Supplied data:
========================================
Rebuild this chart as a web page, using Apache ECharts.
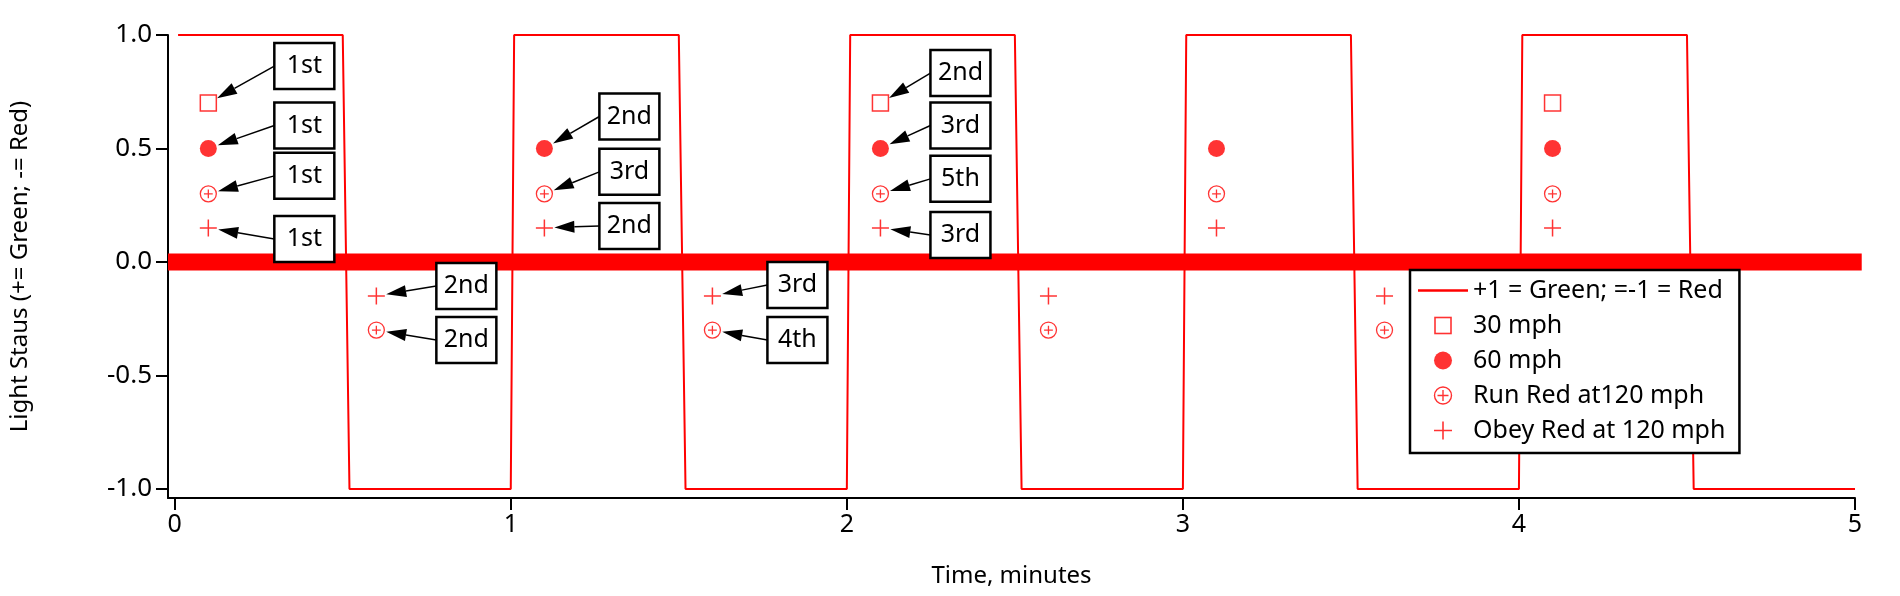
<!DOCTYPE html>
<html><head><meta charset="utf-8">
<script src="https://cdn.jsdelivr.net/npm/echarts@6/dist/echarts.min.js"></script>
<style>html,body{margin:0;padding:0;background:#fff}#c{width:1900px;height:596px}</style>
</head><body><div id="c"></div>
<script>
const lightStatus = [[0.01,1],[0.5,1],[0.52,-1],[1.0,-1],[1.01,1],[1.5,1],[1.52,-1],[2.0,-1],[2.01,1],[2.5,1],[2.52,-1],[3.0,-1],[3.01,1],[3.5,1],[3.52,-1],[4.0,-1],[4.01,1],[4.5,1],[4.52,-1],[5.0,-1]];
const zeroLine = [[-0.02,0],[5.02,0]];
const mph30 = [[0.1,0.7],[2.1,0.7],[4.1,0.7]];
const mph60 = [[0.1,0.5],[1.1,0.5],[2.1,0.5],[3.1,0.5],[4.1,0.5]];
const runRed = [[0.1,0.3],[1.1,0.3],[2.1,0.3],[3.1,0.3],[4.1,0.3],[0.6,-0.3],[1.6,-0.3],[2.6,-0.3],[3.6,-0.3]];
const obeyRed = [[0.1,0.15],[1.1,0.15],[2.1,0.15],[3.1,0.15],[4.1,0.15],[0.6,-0.15],[1.6,-0.15],[2.6,-0.15],[3.6,-0.15]];
const legendNames = ['+1 = Green; =-1 = Red','30 mph','60 mph','Run Red at120 mph','Obey Red at 120 mph'];
// annotations: point x, point y, label
const annotations = [
 [0.1,0.7,'1st'],[0.1,0.5,'1st'],[0.1,0.3,'1st'],[0.1,0.15,'1st'],
 [0.6,-0.15,'2nd'],[0.6,-0.3,'2nd'],
 [1.1,0.5,'2nd'],[1.1,0.3,'3rd'],[1.1,0.15,'2nd'],
 [1.6,-0.15,'3rd'],[1.6,-0.3,'4th'],
 [2.1,0.7,'2nd'],[2.1,0.5,'3rd'],[2.1,0.3,'5th'],[2.1,0.15,'3rd']
];
// box offsets from the point, in pixels
const boxOffsets = [
 [96,-37],[96,-23],[96,-18],[96,11],
 [90,-10],[90,10],
 [85,-32],[85,-22],[85,-2],
 [85,-11],[85,10],
 [80,-30],[80,-23],[80,-15],[80,7]
];
const RED = '#ff0000';
const ringPlus = 'path://M0,-10A10,10 0 1,1 0,10A10,10 0 1,1 0,-10Z M-5.5,0L5.5,0 M0,-5.5L0,5.5';
const plus = 'path://M0,-10L0,10 M-10,0L10,0';
const FONT = 'Noto Sans';
function svgIcon(body){
  return 'image://data:image/svg+xml;charset=utf-8,' + encodeURIComponent(
    '<svg xmlns="http://www.w3.org/2000/svg" width="50" height="24" viewBox="0 0 50 24">'+body+'</svg>');
}
const icons = [
  svgIcon('<line x1="0" y1="12" x2="50" y2="12" stroke="#ff0000" stroke-width="2.5"/>'),
  svgIcon('<rect x="17" y="4" width="16" height="16" fill="none" stroke="#ff0000" stroke-width="1.6"/>'),
  svgIcon('<circle cx="25" cy="12" r="9" fill="#ff0000"/>'),
  svgIcon('<circle cx="25" cy="12" r="8.5" fill="none" stroke="#ff0000" stroke-width="1.4"/><path d="M19.5,12H30.5M25,6.5V17.5" stroke="#ff0000" stroke-width="1.4"/>'),
  svgIcon('<path d="M16,12H34M25,3V21" stroke="#ff0000" stroke-width="1.6"/>')
];
const chart = echarts.init(document.getElementById('c'));
chart.setOption({
  animation:false,
  textStyle:{fontFamily:FONT},
  grid:{left:168,right:45,top:35,bottom:98},
  xAxis:{type:'value',min:-0.02,max:5,interval:1,
    axisLine:{show:true,onZero:false,lineStyle:{color:'#000',width:2}},
    axisTick:{show:true,length:12,inside:false,lineStyle:{color:'#000',width:2},customValues:[0,1,2,3,4,5]},
    axisLabel:{color:'#000',fontSize:25,margin:14,customValues:[0,1,2,3,4,5]},
    splitLine:{show:false},
    name:'Time, minutes',nameLocation:'middle',nameGap:66,nameTextStyle:{color:'#000',fontSize:24}},
  yAxis:{type:'value',min:-1.04,max:1,
    axisLine:{show:true,onZero:false,lineStyle:{color:'#000',width:2}},
    axisTick:{show:true,length:12,lineStyle:{color:'#000',width:2},customValues:[-1,-0.5,0,0.5,1]},
    axisLabel:{color:'#000',fontSize:26,margin:16,customValues:[-1,-0.5,0,0.5,1],formatter:v=>v.toFixed(1)},
    splitLine:{show:false},
    name:'Light Staus (+= Green; -= Red)',nameLocation:'middle',nameGap:136,nameTextStyle:{color:'#000',fontSize:24}},
  legend:{orient:'vertical',left:1410,top:270,backgroundColor:'#fff',borderColor:'#000',borderWidth:2.5,
    padding:[8,14,10,8],itemGap:10,itemWidth:50,itemHeight:24,
    textStyle:{fontSize:25,color:'#000',fontFamily:FONT},
    data:legendNames.map((n,i)=>({name:n,icon:icons[i]}))},
  series:[
    {name:legendNames[0],type:'line',data:lightStatus,symbol:'none',lineStyle:{color:RED,width:2},itemStyle:{color:RED},z:2},
    {name:'zero',type:'line',data:zeroLine,symbol:'none',lineStyle:{color:RED,width:17},z:3,silent:true},
    {name:legendNames[1],type:'scatter',data:mph30,symbol:'rect',symbolSize:16,itemStyle:{color:'#fff',borderColor:RED,borderWidth:1.5},z:4},
    {name:legendNames[2],type:'scatter',data:mph60,symbol:'circle',symbolSize:17,itemStyle:{color:RED},z:4},
    {name:legendNames[3],type:'scatter',data:runRed,symbol:ringPlus,symbolSize:16,itemStyle:{color:'rgba(0,0,0,0)',borderColor:RED,borderWidth:1.3},z:4},
    {name:legendNames[4],type:'scatter',data:obeyRed,symbol:plus,symbolSize:17,itemStyle:{color:'rgba(0,0,0,0)',borderColor:RED,borderWidth:1.5},z:4},
    {name:'ann',type:'custom',clip:false,z:10,silent:true,
     data:annotations.map((a,i)=>[a[0],a[1],i]),
     renderItem:function(params,api){
       const i=api.value(2);
       const a=annotations[i], off=boxOffsets[i];
       const p=api.coord([a[0],a[1]]);
       const w=60,h=46;
       const cx=p[0]+off[0], cy=p[1]+off[1];
       const sx=cx-w/2, sy=cy;
       const dx=sx-p[0], dy=sy-p[1], L=Math.hypot(dx,dy);
       const ux=dx/L, uy=dy/L;
       const tx=p[0]+ux*10, ty=p[1]+uy*10;
       const hl=20, hw=6;
       const bx=tx+ux*hl, by=ty+uy*hl;
       return {type:'group',children:[
         {type:'line',shape:{x1:sx,y1:sy,x2:bx,y2:by},style:{stroke:'#000',lineWidth:1.5}},
         {type:'polygon',shape:{points:[[tx,ty],[bx-uy*hw,by+ux*hw],[bx+uy*hw,by-ux*hw]]},style:{fill:'#000'}},
         {type:'rect',shape:{x:cx-w/2,y:cy-h/2,width:w,height:h},style:{fill:'#fff',stroke:'#000',lineWidth:2.5}},
         {type:'text',style:{text:a[2],x:cx,y:cy,align:'center',verticalAlign:'middle',fontSize:25,fontFamily:FONT,fill:'#000'}}
       ]};
     }}
  ]
});
</script></body></html>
========================================
Exercise task: Transcribe all the lines above exactly, apart from the pictures.

Output of the task:
Rebuild this chart as a web page, using Apache ECharts.
<!DOCTYPE html>
<html><head><meta charset="utf-8">
<script src="https://cdn.jsdelivr.net/npm/echarts@6/dist/echarts.min.js"></script>
<style>html,body{margin:0;padding:0;background:#fff}#c{width:1900px;height:596px}</style>
</head><body><div id="c"></div>
<script>
const lightStatus = [[0.01,1],[0.5,1],[0.52,-1],[1.0,-1],[1.01,1],[1.5,1],[1.52,-1],[2.0,-1],[2.01,1],[2.5,1],[2.52,-1],[3.0,-1],[3.01,1],[3.5,1],[3.52,-1],[4.0,-1],[4.01,1],[4.5,1],[4.52,-1],[5.0,-1]];
const zeroLine = [[-0.02,0],[5.02,0]];
const mph30 = [[0.1,0.7],[2.1,0.7],[4.1,0.7]];
const mph60 = [[0.1,0.5],[1.1,0.5],[2.1,0.5],[3.1,0.5],[4.1,0.5]];
const runRed = [[0.1,0.3],[1.1,0.3],[2.1,0.3],[3.1,0.3],[4.1,0.3],[0.6,-0.3],[1.6,-0.3],[2.6,-0.3],[3.6,-0.3]];
const obeyRed = [[0.1,0.15],[1.1,0.15],[2.1,0.15],[3.1,0.15],[4.1,0.15],[0.6,-0.15],[1.6,-0.15],[2.6,-0.15],[3.6,-0.15]];
const legendNames = ['+1 = Green; =-1 = Red','30 mph','60 mph','Run Red at120 mph','Obey Red at 120 mph'];
// annotations: point x, point y, label
const annotations = [
 [0.1,0.7,'1st'],[0.1,0.5,'1st'],[0.1,0.3,'1st'],[0.1,0.15,'1st'],
 [0.6,-0.15,'2nd'],[0.6,-0.3,'2nd'],
 [1.1,0.5,'2nd'],[1.1,0.3,'3rd'],[1.1,0.15,'2nd'],
 [1.6,-0.15,'3rd'],[1.6,-0.3,'4th'],
 [2.1,0.7,'2nd'],[2.1,0.5,'3rd'],[2.1,0.3,'5th'],[2.1,0.15,'3rd']
];
// box offsets from the point, in pixels
const boxOffsets = [
 [96,-37],[96,-23],[96,-18],[96,11],
 [90,-10],[90,10],
 [85,-32],[85,-22],[85,-2],
 [85,-11],[85,10],
 [80,-30],[80,-23],[80,-15],[80,7]
];
const RED = '#ff0000';
const ringPlus = 'path://M0,-10A10,10 0 1,1 0,10A10,10 0 1,1 0,-10Z M-5.5,0L5.5,0 M0,-5.5L0,5.5';
const plus = 'path://M0,-10L0,10 M-10,0L10,0';
const FONT = 'Noto Sans';
function svgIcon(body){
  return 'image://data:image/svg+xml;charset=utf-8,' + encodeURIComponent(
    '<svg xmlns="http://www.w3.org/2000/svg" width="50" height="24" viewBox="0 0 50 24">'+body+'</svg>');
}
const icons = [
  svgIcon('<line x1="0" y1="12" x2="50" y2="12" stroke="#ff0000" stroke-width="2.5"/>'),
  svgIcon('<rect x="17" y="4" width="16" height="16" fill="none" stroke="#ff0000" stroke-width="1.6"/>'),
  svgIcon('<circle cx="25" cy="12" r="9" fill="#ff0000"/>'),
  svgIcon('<circle cx="25" cy="12" r="8.5" fill="none" stroke="#ff0000" stroke-width="1.4"/><path d="M19.5,12H30.5M25,6.5V17.5" stroke="#ff0000" stroke-width="1.4"/>'),
  svgIcon('<path d="M16,12H34M25,3V21" stroke="#ff0000" stroke-width="1.6"/>')
];
const chart = echarts.init(document.getElementById('c'));
chart.setOption({
  animation:false,
  textStyle:{fontFamily:FONT},
  grid:{left:168,right:45,top:35,bottom:98},
  xAxis:{type:'value',min:-0.02,max:5,interval:1,
    axisLine:{show:true,onZero:false,lineStyle:{color:'#000',width:2}},
    axisTick:{show:true,length:12,inside:false,lineStyle:{color:'#000',width:2},customValues:[0,1,2,3,4,5]},
    axisLabel:{color:'#000',fontSize:25,margin:14,customValues:[0,1,2,3,4,5]},
    splitLine:{show:false},
    name:'Time, minutes',nameLocation:'middle',nameGap:66,nameTextStyle:{color:'#000',fontSize:24}},
  yAxis:{type:'value',min:-1.04,max:1,
    axisLine:{show:true,onZero:false,lineStyle:{color:'#000',width:2}},
    axisTick:{show:true,length:12,lineStyle:{color:'#000',width:2},customValues:[-1,-0.5,0,0.5,1]},
    axisLabel:{color:'#000',fontSize:26,margin:16,customValues:[-1,-0.5,0,0.5,1],formatter:v=>v.toFixed(1)},
    splitLine:{show:false},
    name:'Light Staus (+= Green; -= Red)',nameLocation:'middle',nameGap:136,nameTextStyle:{color:'#000',fontSize:24}},
  legend:{orient:'vertical',left:1410,top:270,backgroundColor:'#fff',borderColor:'#000',borderWidth:2.5,
    padding:[8,14,10,8],itemGap:10,itemWidth:50,itemHeight:24,
    textStyle:{fontSize:25,color:'#000',fontFamily:FONT},
    data:legendNames.map((n,i)=>({name:n,icon:icons[i]}))},
  series:[
    {name:legendNames[0],type:'line',data:lightStatus,symbol:'none',lineStyle:{color:RED,width:2},itemStyle:{color:RED},z:2},
    {name:'zero',type:'line',data:zeroLine,symbol:'none',lineStyle:{color:RED,width:17},z:3,silent:true},
    {name:legendNames[1],type:'scatter',data:mph30,symbol:'rect',symbolSize:16,itemStyle:{color:'#fff',borderColor:RED,borderWidth:1.5},z:4},
    {name:legendNames[2],type:'scatter',data:mph60,symbol:'circle',symbolSize:17,itemStyle:{color:RED},z:4},
    {name:legendNames[3],type:'scatter',data:runRed,symbol:ringPlus,symbolSize:16,itemStyle:{color:'rgba(0,0,0,0)',borderColor:RED,borderWidth:1.3},z:4},
    {name:legendNames[4],type:'scatter',data:obeyRed,symbol:plus,symbolSize:17,itemStyle:{color:'rgba(0,0,0,0)',borderColor:RED,borderWidth:1.5},z:4},
    {name:'ann',type:'custom',clip:false,z:10,silent:true,
     data:annotations.map((a,i)=>[a[0],a[1],i]),
     renderItem:function(params,api){
       const i=api.value(2);
       const a=annotations[i], off=boxOffsets[i];
       const p=api.coord([a[0],a[1]]);
       const w=60,h=46;
       const cx=p[0]+off[0], cy=p[1]+off[1];
       const sx=cx-w/2, sy=cy;
       const dx=sx-p[0], dy=sy-p[1], L=Math.hypot(dx,dy);
       const ux=dx/L, uy=dy/L;
       const tx=p[0]+ux*10, ty=p[1]+uy*10;
       const hl=20, hw=6;
       const bx=tx+ux*hl, by=ty+uy*hl;
       return {type:'group',children:[
         {type:'line',shape:{x1:sx,y1:sy,x2:bx,y2:by},style:{stroke:'#000',lineWidth:1.5}},
         {type:'polygon',shape:{points:[[tx,ty],[bx-uy*hw,by+ux*hw],[bx+uy*hw,by-ux*hw]]},style:{fill:'#000'}},
         {type:'rect',shape:{x:cx-w/2,y:cy-h/2,width:w,height:h},style:{fill:'#fff',stroke:'#000',lineWidth:2.5}},
         {type:'text',style:{text:a[2],x:cx,y:cy,align:'center',verticalAlign:'middle',fontSize:25,fontFamily:FONT,fill:'#000'}}
       ]};
     }}
  ]
});
</script></body></html>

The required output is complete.